UCLA Selected to Lead Center of Excellence for Heat Resilient Communities

Rising temperatures and more frequent, prolonged heat waves present a growing and inequitable threat to the health, economies, and security of communities everywhere, yet heat governance remains underdeveloped.

The UCLA Luskin Center for Innovation has been awarded a $2.25 million grant to establish a Center of Excellence for Heat Resilient Communities. Funded by the National Oceanic and Atmospheric Administration’s National Integrated Heat Health Information System, the new center — one of two federal centers to be established with $4.55 million in financing from the Inflation Reduction Act — will engage and support communities in determining the best strategies for local heat mitigation and management.

“Some communities have begun to plan for heat, but most lack the capacity or resources to engage in comprehensive planning,” said center associate director V. Kelly Turner, who leads the Luskin Center for Innovation’s heat equity research and has long called for a coordinated national approach to heat resilience. “With this grant, we can help the federal government establish a robust, actionable and durable plan to support those efforts.”

Turner’s co-leads for this project are Sara Meerow at Arizona State University’s Global Institute of Sustainability and Innovation and Ladd Keith, assistant professor and faculty research associate at the University of Arizona’s Udall Center for Studies in Public Policy. With more than 50 other partners, the grant will enable the creation of an international network of heat scholars and practitioners. One outcome will be a framework to identify and evaluate policies, protocols and lessons for heat resilience that can be applied in the U.S. and internationally.

Thirty communities and tribal entities will be selected for direct technical assistance and comprehensive educational support during the three-year grant period. By centering equity in its approach, the Center for Excellence will systematically work with and fund historically excluded communities and help see through the Biden administration’s goals under Justice40, an executive order that directs 40% of the government’s investments in climate and clean infrastructure to benefit people in disadvantaged communities. This will broaden the impact and benefits of engagement, heat data and information and other approaches, like benefit-cost analysis, to inform effective and equitable planning for heat resilience.

The ultimate goal is to protect public health and well-being from acute and chronic heat dangers through equity-centered, data-informed, whole-of-government approaches to mitigate and manage heat in diverse communities and heat-exposure settings.

The Center of Excellence for Heat Resilient Communities is part of President Joe Biden’s Investing in America agenda. The complementary Center for Collaborative Heat Monitoring, to be led by the Museum of Life and Science in Durham, N.C., will assist community-serving organizations in conducting local climate and health studies.

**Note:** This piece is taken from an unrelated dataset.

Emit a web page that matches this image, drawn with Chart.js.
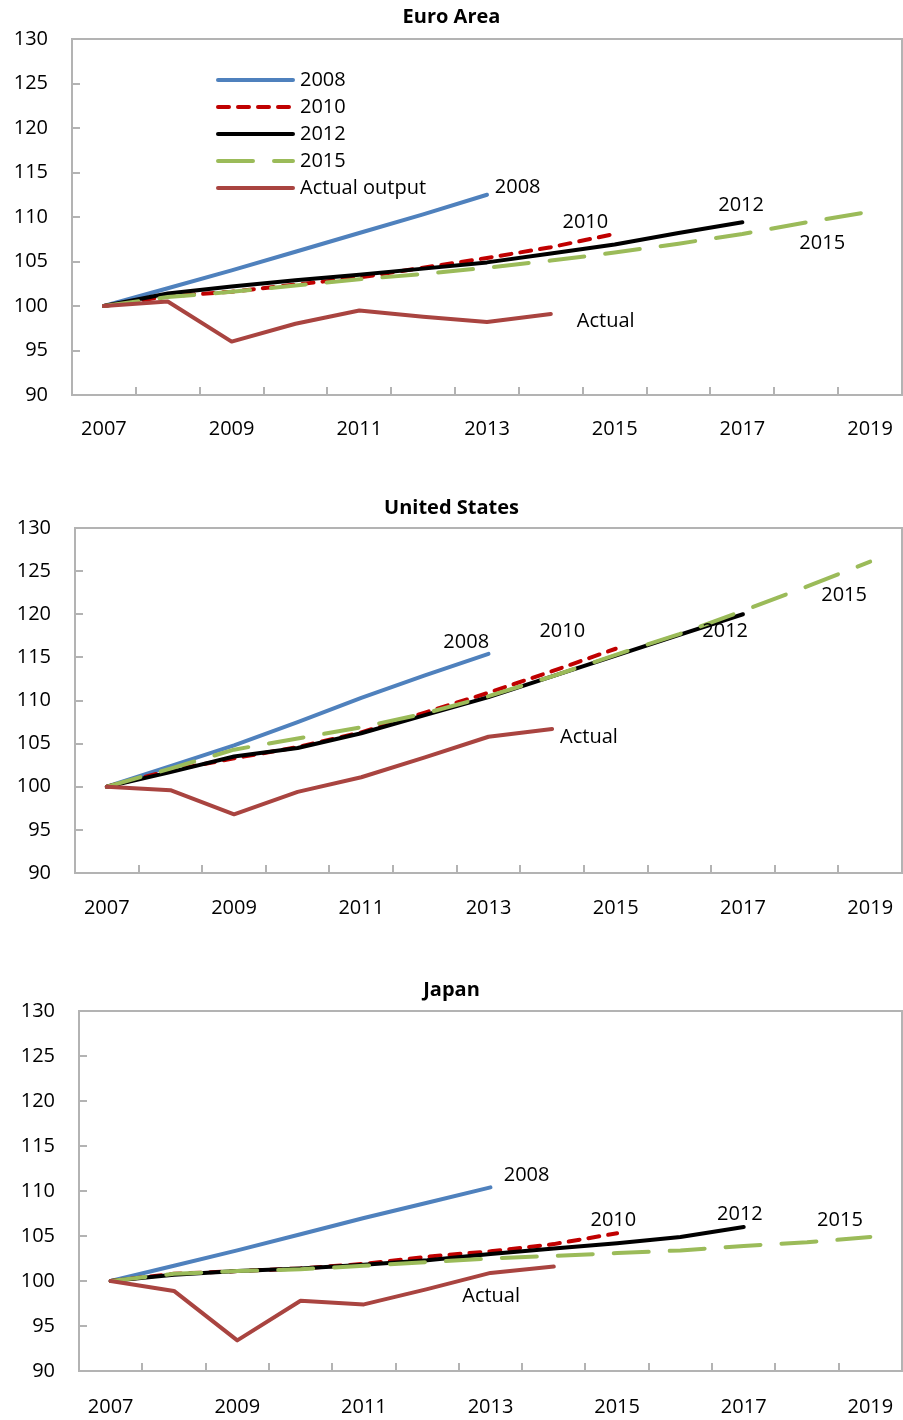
<!DOCTYPE html>
<html><head><meta charset="utf-8">
<script src="https://cdn.jsdelivr.net/npm/chart.js@4.4.0/dist/chart.umd.min.js"></script>
<style>
html,body{margin:0;padding:0;background:#fff;overflow:hidden;}
.panel{position:absolute;left:0;width:903px;}
.panel canvas{display:block;}
</style></head><body>
<div class="panel" style="top:0;height:450px"><canvas id="c1"></canvas></div>
<div class="panel" style="top:490px;height:440px"><canvas id="c2"></canvas></div>
<div class="panel" style="top:970px;height:450px"><canvas id="c3"></canvas></div>
<script>
// ---------- data ----------
const YEARS = ['2007','2008','2009','2010','2011','2012','2013','2014','2015','2016','2017','2018','2019'];
const X_TICK_LABELS = ['2007','','2009','','2011','','2013','','2015','','2017','','2019'];
const SERIES_NAMES = ['2008','2010','2012','2015','Actual output'];

const euro2008   = [100, 102.0, 104.0, 106.1, 108.2, 110.3, 112.5];
const euro2010   = [100, 101.1, 101.6, 102.4, 103.2, 104.3, 105.4, 106.6, 108.1];
const euro2012   = [100, 101.4, 102.2, 102.9, 103.5, 104.2, 104.9, 105.9, 106.9, 108.2, 109.4];
const euro2015   = [100, 101.0, 101.6, 102.3, 103.0, 103.6, 104.3, 105.1, 106.0, 107.0, 108.1, 109.4, 110.6];
const euroActual = [100, 100.5, 96.0, 98.0, 99.5, 98.8, 98.2, 99.1];

const us2008   = [100, 102.4, 104.8, 107.5, 110.3, 112.9, 115.4];
const us2010   = [100, 101.9, 103.3, 104.6, 106.3, 108.6, 110.9, 113.4, 116.0];
const us2012   = [100, 101.7, 103.5, 104.5, 106.2, 108.3, 110.4, 112.8, 115.2, 117.6, 120.0];
const us2015   = [100, 102.1, 104.3, 105.6, 106.9, 108.5, 110.5, 112.8, 115.3, 117.7, 120.4, 123.2, 126.1];
const usActual = [100, 99.6, 96.8, 99.4, 101.1, 103.4, 105.8, 106.7];

const jp2008   = [100, 101.7, 103.4, 105.2, 107.0, 108.7, 110.4];
const jp2010   = [100, 100.8, 101.1, 101.4, 101.9, 102.7, 103.3, 104.1, 105.3];
const jp2012   = [100, 100.7, 101.1, 101.4, 101.8, 102.3, 103.0, 103.6, 104.2, 104.9, 106.0];
const jp2015   = [100, 100.8, 101.1, 101.3, 101.7, 102.1, 102.5, 102.8, 103.1, 103.4, 103.9, 104.3, 104.9];
const jpActual = [100, 98.9, 93.4, 97.8, 97.4, 99.1, 100.9, 101.6];

// ---------- styles / layout ----------
const STYLES = [
  {color:'#4f81bd', dash:[]},
  {color:'#c00000', dash:[11,9]},
  {color:'#000000', dash:[]},
  {color:'#9bbb59', dash:[35,21]},
  {color:'#a94440', dash:[]}
];
const LINE_W = 4;

const PANELS = [
  {id:'c1', title:'Euro Area', series:[euro2008,euro2010,euro2012,euro2015,euroActual],
   height:450, plotTop:39, plotBottom:395, plotLeft:72, titleY:17, xPad:22, legend:{x:218, x2:293, tx:300, y:80, dy:27},
   notes:[{t:'2008',x:6.48,y:113.3},{t:'2010',x:7.54,y:109.4},{t:'2012',x:9.98,y:111.3},{t:'2015',x:11.25,y:107.0},{t:'Actual',x:7.86,y:98.3}]},
  {id:'c2', title:'United States', series:[us2008,us2010,us2012,us2015,usActual],
   height:440, plotTop:38, plotBottom:383, plotLeft:75, titleY:18, xPad:23, legend:null,
   notes:[{t:'2008',x:5.65,y:116.7},{t:'2010',x:7.16,y:118.0},{t:'2012',x:9.72,y:118.0},{t:'2015',x:11.59,y:122.2},{t:'Actual',x:7.58,y:105.7}]},
  {id:'c3', title:'Japan', series:[jp2008,jp2010,jp2012,jp2015,jpActual],
   height:450, plotTop:41, plotBottom:401, plotLeft:79, titleY:20, xPad:24, legend:null,
   notes:[{t:'2008',x:6.57,y:111.8},{t:'2010',x:7.94,y:106.7},{t:'2012',x:9.94,y:107.4},{t:'2015',x:11.52,y:106.7},{t:'Actual',x:6.01,y:98.3}]}
];

const FONT = '"Open Sans", "DejaVu Sans", sans-serif';
Chart.defaults.font.family = FONT;
Chart.defaults.font.size = 20;
Chart.defaults.color = '#000';

const deco = {
  id:'deco',
  beforeDatasetsDraw(chart){
    const {ctx, chartArea:a, scales:{x, y}} = chart;
    ctx.save();
    ctx.strokeStyle = '#b3b3b3';
    ctx.lineWidth = 2;
    ctx.strokeRect(a.left, a.top, a.right - a.left, a.bottom - a.top);
    ctx.beginPath();
    y.ticks.forEach(t => {
      const py = Math.round(y.getPixelForValue(t.value));
      ctx.moveTo(a.left, py); ctx.lineTo(a.left + 8, py);
    });
    for (let i = 0; i < YEARS.length - 1; i++) {
      const px = Math.round((x.getPixelForValue(i) + x.getPixelForValue(i + 1)) / 2);
      ctx.moveTo(px, a.bottom); ctx.lineTo(px, a.bottom - 8);
    }
    ctx.stroke();
    ctx.restore();
  },
  afterDraw(chart){
    const cfg = chart.options.plugins.deco;
    const {ctx, scales:{x, y}} = chart;
    ctx.save();
    // title
    ctx.fillStyle = '#000';
    ctx.textAlign = 'center';
    ctx.textBaseline = 'middle';
    ctx.font = 'bold 20px ' + FONT;
    ctx.fillText(cfg.title, chart.width / 2, cfg.titleY);
    // notes
    ctx.font = '20px ' + FONT;
    cfg.notes.forEach(n => {
      ctx.fillText(n.t, x.getPixelForValue(n.x), y.getPixelForValue(n.y));
    });
    // legend
    if (cfg.legend) {
      const L = cfg.legend;
      SERIES_NAMES.forEach((name, i) => {
        const yy = L.y + i * L.dy;
        ctx.beginPath();
        ctx.strokeStyle = STYLES[i].color;
        ctx.lineWidth = LINE_W;
        ctx.lineCap = 'round';
        ctx.setLineDash(STYLES[i].dash);
        ctx.moveTo(L.x, yy); ctx.lineTo(L.x2, yy);
        ctx.stroke();
        ctx.setLineDash([]);
        ctx.textAlign = 'left';
        ctx.fillStyle = '#000';
        ctx.fillText(name, L.tx, yy);
      });
    }
    ctx.restore();
  }
};

PANELS.forEach(p => {
  const datasets = p.series.map((vals, i) => ({
    label: SERIES_NAMES[i],
    data: vals,
    borderColor: STYLES[i].color,
    backgroundColor: STYLES[i].color,
    borderDash: STYLES[i].dash,
    borderWidth: LINE_W,
    borderCapStyle: 'round',
    borderJoinStyle: 'round',
    pointRadius: 0,
    tension: 0,
    fill: false,
    order: p.series.length - 1 - i
  }));
  new Chart(document.getElementById(p.id), {
    type: 'line',
    data: {labels: YEARS, datasets},
    options: {
      responsive: true,
      maintainAspectRatio: false,
      animation: false,
      events: [],
      layout: {padding: {top: p.plotTop, right: 1, left: 0, bottom: 0}},
      plugins: {
        legend: {display: false},
        tooltip: {enabled: false},
        title: {display: false},
        deco: {title: p.title, titleY: p.titleY, legend: p.legend, notes: p.notes}
      },
      scales: {
        x: {
          type: 'category',
          offset: true,
          grid: {display: true, drawOnChartArea: false, drawTicks: true, tickLength: p.xPad, color: 'rgba(0,0,0,0)'},
          border: {display: false},
          ticks: {autoSkip: false, maxRotation: 0, padding: 0,
                  callback: (v, i) => X_TICK_LABELS[i]},
          afterFit: s => { s.height = p.height - p.plotBottom; }
        },
        y: {
          min: 90, max: 130,
          grid: {display: false, drawTicks: false},
          border: {display: false},
          ticks: {stepSize: 5, padding: 24},
          afterFit: s => { s.width = p.plotLeft; }
        }
      }
    },
    plugins: [deco]
  });
});
</script>
</body></html>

“The impacts of extreme heat caused by climate change are an increasing threat to our health, ecosystems and economy,” U.S. Secretary of Commerce Gina Raimondo said. “Thanks to President Biden’s ambitious climate agenda, this investment will support new NIHHIS Centers of Excellence to help protect historically excluded communities from the dangers of extreme heat, boost climate resilience, and increase awareness on best practices to tackle the climate crisis.”